◆ INSTRUCTION ◆
Print, word for word, the opening line of the data below and every line after it through the line that contains "1.2, -1.6, 0, 0];", but not the pictures.

>> START SUPPLIED INFORMATION

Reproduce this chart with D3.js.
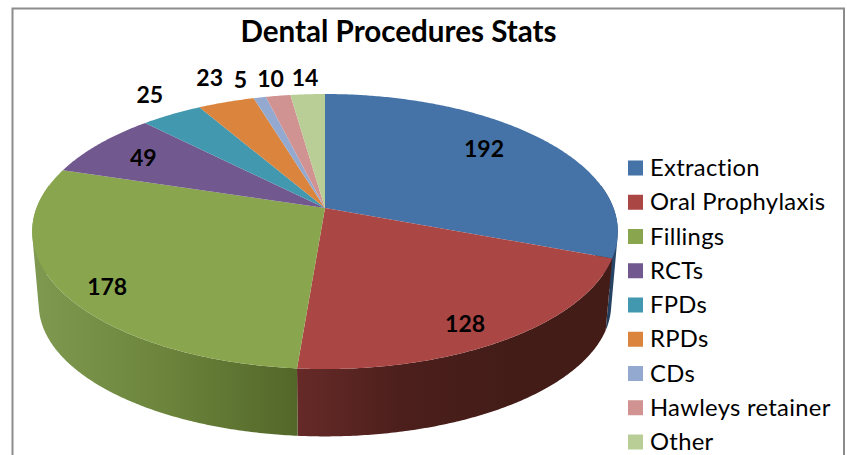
<!DOCTYPE html>
<html>
<head>
  <meta charset="utf-8">
  <title>Dental Procedures Stats</title>
  <style>
    html, body { margin: 0; padding: 0; background: #fff; overflow: hidden; }
    text { font-family: Lato, "Open Sans", sans-serif; fill: #000; }
  </style>
</head>
<body>
  <div id="chart"></div>

  <script src="https://d3js.org/d3.v7.min.js"></script>
  <script>
    const categories = ['Extraction', 'Oral Prophylaxis', 'Fillings', 'RCTs', 'FPDs', 'RPDs', 'CDs', 'Hawleys retainer', 'Other'];
    const values = [192, 128, 178, 49, 25, 23, 5, 10, 14];
    const colors = ['#4573a7', '#aa4644', '#89a54e', '#71588f', '#4198af', '#db843d', '#93a9cf', '#d19392', '#b9cd96'];

    // wall shades from left to right for each slice that shows a wall
    const wallShades = {
      Extraction: ['#1f3550', '#2c4a6e'],
      'Oral Prophylaxis': ['#662a28', '#4c1f1c', '#431c18', '#431c18'],
      Fillings: ['#7f9a50', '#6c843c', '#536729']
    };

    // hand placed data labels: distance from the centre, and degrees off the slice middle
    const labelRadius = [0.772, 0.86, 0.868, 0.79, 1.227, 1.273, 1.21, 1.19, 1.183];
    const labelShift = [-4.7, 2.8, -3.7, 0, 1.8, 1.2, -1.6, 0, 0];

    const width = 847, height = 455;
    const cx = 325;
    const tilt = -0.171; // perspective of the disc

    const svg = d3.select('#chart').append('svg')
      .attr('width', width)
      .attr('height', height);
    const defs = svg.append('defs');

    // frame, open at the bottom
    svg.append('path')
      .attr('d', d3.line()([[12.5, height], [12.5, 8.5], [844, 8.5], [844, height]]))
      .attr('fill', 'none')
      .attr('stroke', '#8c8c8c')
      .attr('stroke-width', 2);

    // unit disc to screen, rim and base share the tilt
    const project = (a, r, disc) => {
      const u = r * Math.sin(a), v = -r * Math.cos(a);
      const d = 1 + tilt * v;
      return [cx + disc.a * u / d, disc.y + disc.b * v / d];
    };
    const rimDisc = { a: 288.5, b: 133.5, y: 208 };
    const baseDisc = { a: 282, b: 128, y: 282 };

    const arcs = d3.pie().sort(null).value((d, i) => values[i])(categories);
    const deg = Math.PI / 180;
    const line = d3.line();

    // walls, one path of thin quads so the edge from rim to base stays straight
    const wallStart = 80 * deg, wallEnd = 280 * deg;
    const walls = svg.append('g');
    arcs.forEach(d => {
      const shades = wallShades[d.data];
      if (!shades) return;
      const from = Math.max(d.startAngle, wallStart);
      const to = Math.min(d.endAngle, wallEnd);
      const angles = d3.range(from, to, 0.5 * deg).concat(to);
      const xs = d3.extent(angles, a => project(a, 1, rimDisc)[0]);

      const grad = defs.append('linearGradient')
        .attr('id', `wall${d.index}`)
        .attr('gradientUnits', 'userSpaceOnUse')
        .attr('x1', xs[0]).attr('x2', xs[1])
        .attr('y1', 0).attr('y2', 0);
      shades.forEach((c, i) => {
        grad.append('stop').attr('offset', i / (shades.length - 1)).attr('stop-color', c);
      });

      const quads = d3.pairs(angles).map(([a0, a1]) => {
        const q = [project(a0, 1, rimDisc), project(a1, 1, rimDisc), project(a1, 1, baseDisc), project(a0, 1, baseDisc)];
        if (d3.polygonArea(q) < 0) q.reverse();
        return line(q) + 'Z';
      });
      walls.append('path')
        .attr('d', quads.join(''))
        .attr('fill', `url(#wall${d.index})`);
    });

    // top of the pie
    svg.append('g')
      .selectAll('path')
      .data(arcs)
      .join('path')
      .attr('fill', d => colors[d.index])
      .attr('d', d => {
        const angles = d3.range(d.startAngle, d.endAngle, 0.5 * deg).concat(d.endAngle);
        return line([[cx, rimDisc.y]].concat(angles.map(a => project(a, 1, rimDisc)))) + 'Z';
      });

    // data labels
    svg.append('g')
      .selectAll('text')
      .data(arcs)
      .join('text')
      .attr('text-anchor', 'middle')
      .attr('dominant-baseline', 'central')
      .attr('font-size', 23)
      .attr('font-weight', 700)
      .attr('transform', d => {
        const mid = (d.startAngle + d.endAngle) / 2 + labelShift[d.index] * deg;
        return `translate(${project(mid, labelRadius[d.index], rimDisc)})`;
      })
      .text(d => values[d.index]);

    svg.append('text')
      .attr('x', 398.5)
      .attr('y', 42)
      .attr('text-anchor', 'middle')
      .attr('font-size', 29.6)
      .attr('font-weight', 700)
      .text('Dental Procedures Stats');

    // legend
    const legendY = d3.scalePoint().domain(categories).range([168, 442]);
    const legend = svg.append('g')
      .selectAll('g')
      .data(categories)
      .join('g')
      .attr('transform', d => `translate(628,${legendY(d)})`);
    legend.append('rect')
      .attr('y', -7.5)
      .attr('width', 15)
      .attr('height', 15)
      .attr('fill', (d, i) => colors[i]);
    legend.append('text')
      .attr('x', 22)
      .attr('y', -1)
      .attr('dominant-baseline', 'central')
      .attr('font-size', 23.8)
      .attr('letter-spacing', 0.3)
      .text(d => d);
  </script>
</body>
</html>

>> END SUPPLIED INFORMATION

◆ EXERCISE ANSWER ◆
Reproduce this chart with D3.js.
<!DOCTYPE html>
<html>
<head>
  <meta charset="utf-8">
  <title>Dental Procedures Stats</title>
  <style>
    html, body { margin: 0; padding: 0; background: #fff; overflow: hidden; }
    text { font-family: Lato, "Open Sans", sans-serif; fill: #000; }
  </style>
</head>
<body>
  <div id="chart"></div>

  <script src="https://d3js.org/d3.v7.min.js"></script>
  <script>
    const categories = ['Extraction', 'Oral Prophylaxis', 'Fillings', 'RCTs', 'FPDs', 'RPDs', 'CDs', 'Hawleys retainer', 'Other'];
    const values = [192, 128, 178, 49, 25, 23, 5, 10, 14];
    const colors = ['#4573a7', '#aa4644', '#89a54e', '#71588f', '#4198af', '#db843d', '#93a9cf', '#d19392', '#b9cd96'];

    // wall shades from left to right for each slice that shows a wall
    const wallShades = {
      Extraction: ['#1f3550', '#2c4a6e'],
      'Oral Prophylaxis': ['#662a28', '#4c1f1c', '#431c18', '#431c18'],
      Fillings: ['#7f9a50', '#6c843c', '#536729']
    };

    // hand placed data labels: distance from the centre, and degrees off the slice middle
    const labelRadius = [0.772, 0.86, 0.868, 0.79, 1.227, 1.273, 1.21, 1.19, 1.183];
    const labelShift = [-4.7, 2.8, -3.7, 0, 1.8, 1.2, -1.6, 0, 0];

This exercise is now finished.